Joseph Beuys (1921–1986) was one of the major German artists of the second half of the 20th century. With “Block Beuys”, the Hessisches Landesmuseum Darmstadt possesses his largest authentic complex of works in the world.
Its core is made up by the group of works acquired in 1967 by the Darmstadt collector Karl Ströher, which was enlarged and expanded up after 1968. Beuys himself installed the objects and their showcases in 1970. “Block Beuys” was acquired for the museum in 1989.

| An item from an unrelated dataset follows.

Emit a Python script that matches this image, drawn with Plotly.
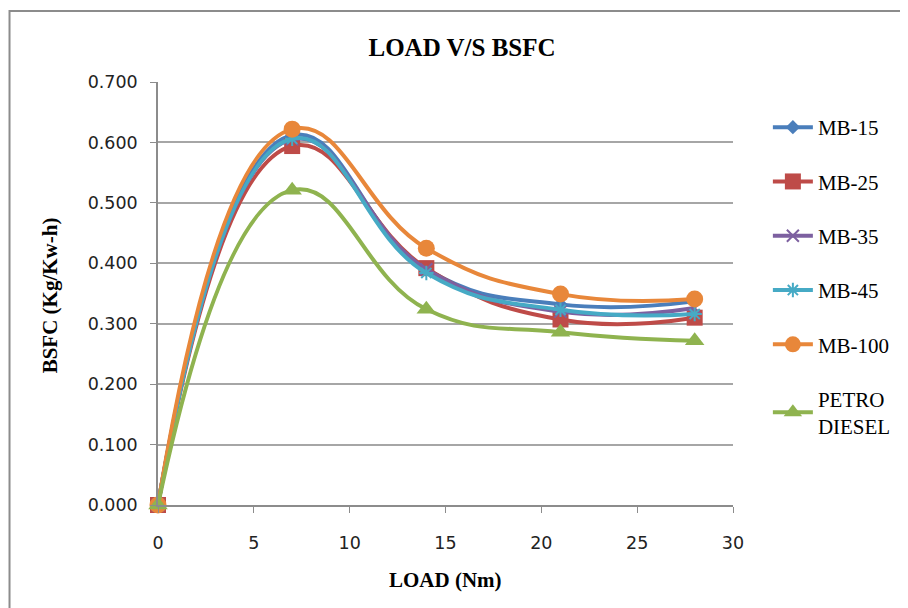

The complex encompasses 290 titled works dating from 1949 to 1972 arranged in seven galleries and includes numerous pieces of central importance for an understanding of the artists, for example “The Grauballe Man” (1952), “Virgin” (1961), “Scenes from the Deer Hunt” (1961), “Chair with Fat” (1963), “FOND II” (1968) and “FOND III“ (1969). Felt objects from 1964 to 1967 document the significance of one of the artist’s primary material. Objects deriving from former actions and numerous multiples by Joseph Beuys are arranged in 23 showcases. The collection is rounded off by drawings and watercolours.
“Everyone is an artist”
Joseph Beuys’s artistic work is imbued by his theory of “social sculpture” and by his expansion of the traditional concept of art, namely the rejection of formal aesthetic standards and firmly established artistic principles, the practice of art as an integral process of perception and cognition in which everyone should participate and actively intervene in changing society.
For the artist, thinking is the true elementary stage of sculpture. Sculpture is an evolutionary process – open and flexible, vibrant and flowing between the opposites of chaos and order, organic and crystalline, warm and cold. The objective is to break open the materially one-sided concept of knowledge that limits human consciousness and his potential for action in addition to harmonising logic and spirituality.
With his typical materials felt and fat, his actions in which the diverse manifestations of energy play a central role and in his untiring efforts to convey of his ideas that would also have an effect on politics, Beuys was extremely consequential in living out his own concept of art. “Block Beuys” in the Hessisches Landesmuseum Darmstadt gives striking evidence of this.